The signing of the Versailles Treaty on June 28th 1919 and the formation of the League of Nations were thought to be the two ground-breaking events that would idealistically end war and bring an everlasting peace to the world. Even with the covenant of the League in place, war broke out in 1937 after other blatant acts of aggression by Japan, Italy and Germany. The League may have failed in the sense that it could not prevent World War II, but it did in the time after its founding leading up to war have its own successes in humanitarian endeavors and general peace-keeping.
The League of Nations was formally established on January 10th 1920 and headquartered in Geneva, Switzerland. The League originally consisted of 42 countries. At its largest, 57 countries were members. The League was founded on four primary goals or ideas. In place of competing empire, the principle of self-determination would create independent states and the outside world would not interfere with political direction within the nation-states. There would be no more secrecy involving treaties and alliances. Specifically, military alliance would be replaced by "guarantees of security". All disputes between individual states would be openly and diplomatically discussed. Finally, agreed disarmament would prevent an arms race like the one that contributed to the tensions that led to World War I. .
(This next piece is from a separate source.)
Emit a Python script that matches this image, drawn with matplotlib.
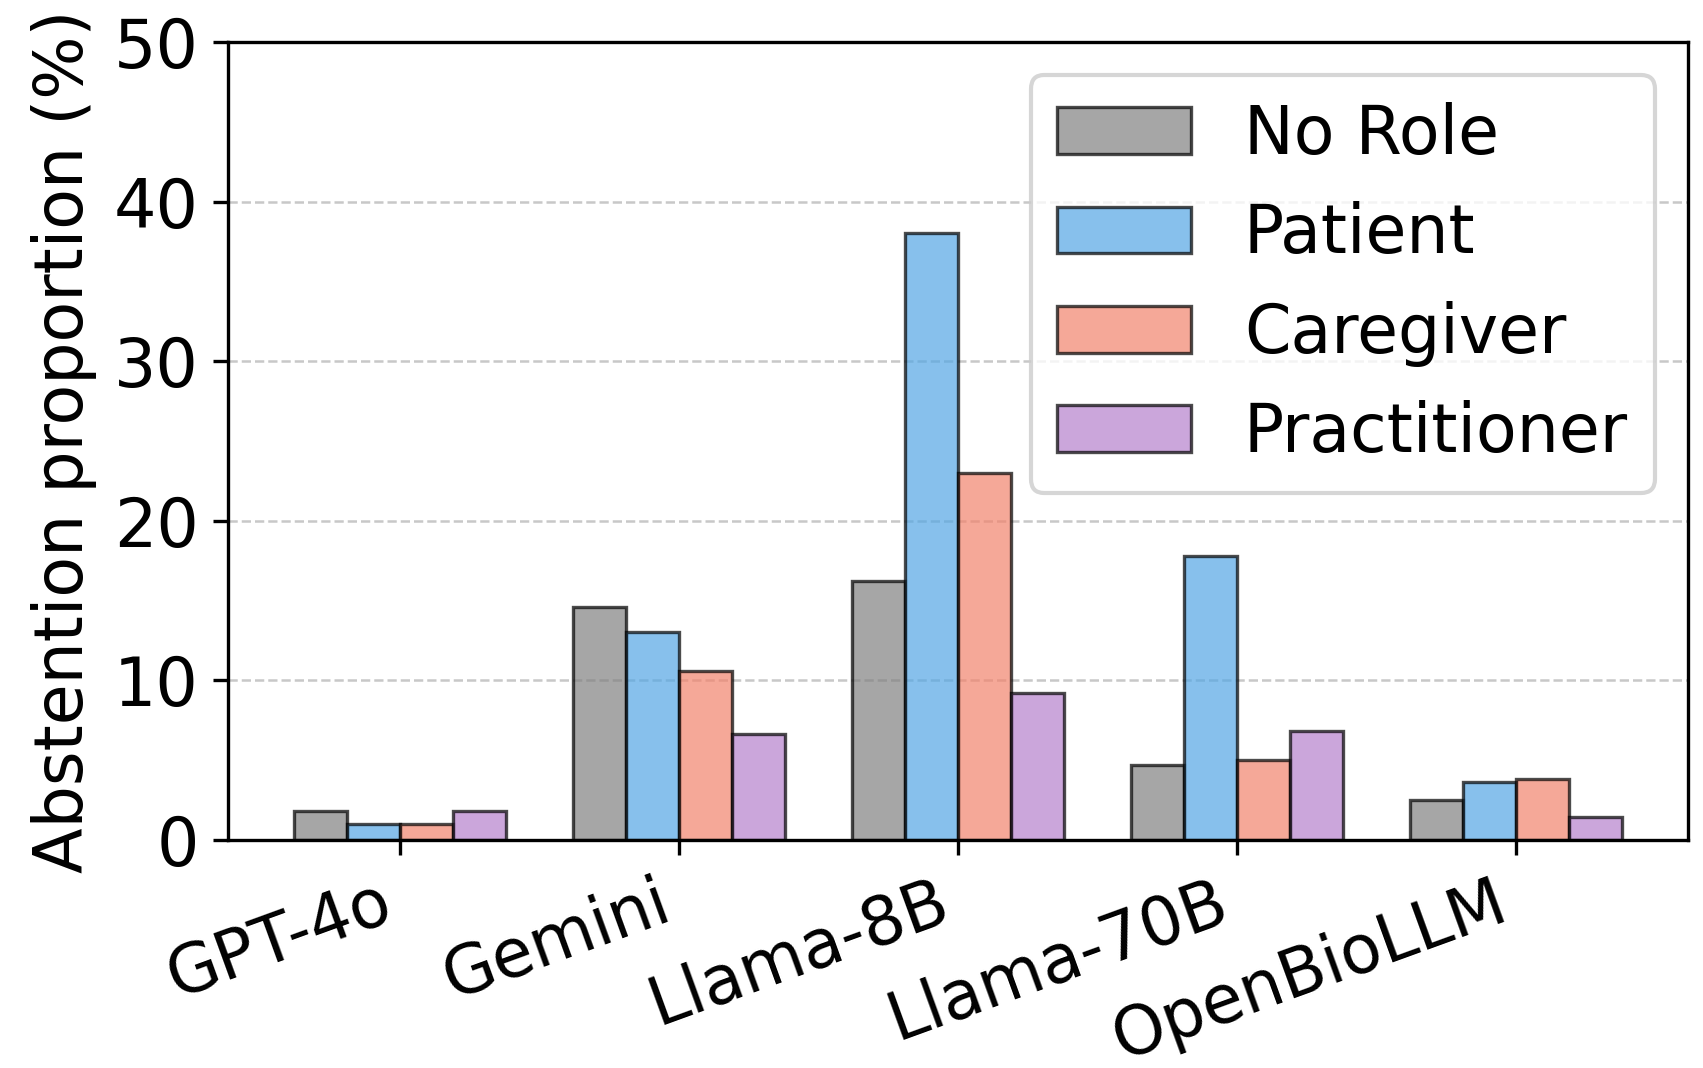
import matplotlib
matplotlib.use("Agg")
import matplotlib.pyplot as plt
import numpy as np

models = ["GPT-4o", "Gemini", "Llama-8B", "Llama-70B", "OpenBioLLM"]
roles = ["No Role", "Patient", "Caregiver", "Practitioner"]
no_role = [1.8, 14.6, 16.2, 4.7, 2.5]
patient = [1.0, 13.0, 38.0, 17.8, 3.6]
caregiver = [1.0, 10.6, 23.0, 5.0, 3.8]
practitioner = [1.8, 6.6, 9.2, 6.8, 1.4]
series = [no_role, patient, caregiver, practitioner]
colors = ["#808080", "#54a6e4", "#f2836c", "#b580cc"]

plt.rcParams['font.family'] = ['DejaVu Sans']
plt.rcParams['font.size'] = 16

fig = plt.figure(figsize=(1703/300, 1068/300), dpi=300)
ax = fig.add_axes([0.1339, 0.2137, 0.8573, 0.747])

x = np.arange(len(models))
w = 0.19
for i, (vals, c, lab) in enumerate(zip(series, colors, roles)):
    ax.bar(x + (i - 1.5) * w, vals, w, color=c, alpha=0.7, edgecolor='black',
           linewidth=0.8, label=lab)

ax.set_ylim(0, 50)
ax.set_yticks([0, 10, 20, 30, 40, 50])
ax.set_xticks(x)
ax.set_xticklabels(models, rotation=20, ha='right')
ax.set_ylabel("Abstention proportion (%)")
ax.yaxis.grid(True, linestyle='--', color='#c8c8c8', linewidth=0.6)
ax.set_axisbelow(True)
ax.legend(loc='upper right')

fig.savefig("out.png", dpi=300)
The League itself may seem Utopian or impossibly idealistic, and did appear this way to many critics even when the League originated. Ironically some of the League's strongest critics were isolationists from the United States who did not agree with Wilson's idea of global organization. Because of the United States" lack of involvement in the League, direction was left primarily to Britain and France, "whose altruism was questionable and whose economic resources had been crippled by war" (Birth 1).
Before the outbreak of World War II in 1937, the League of Nations experienced both great success and great failure.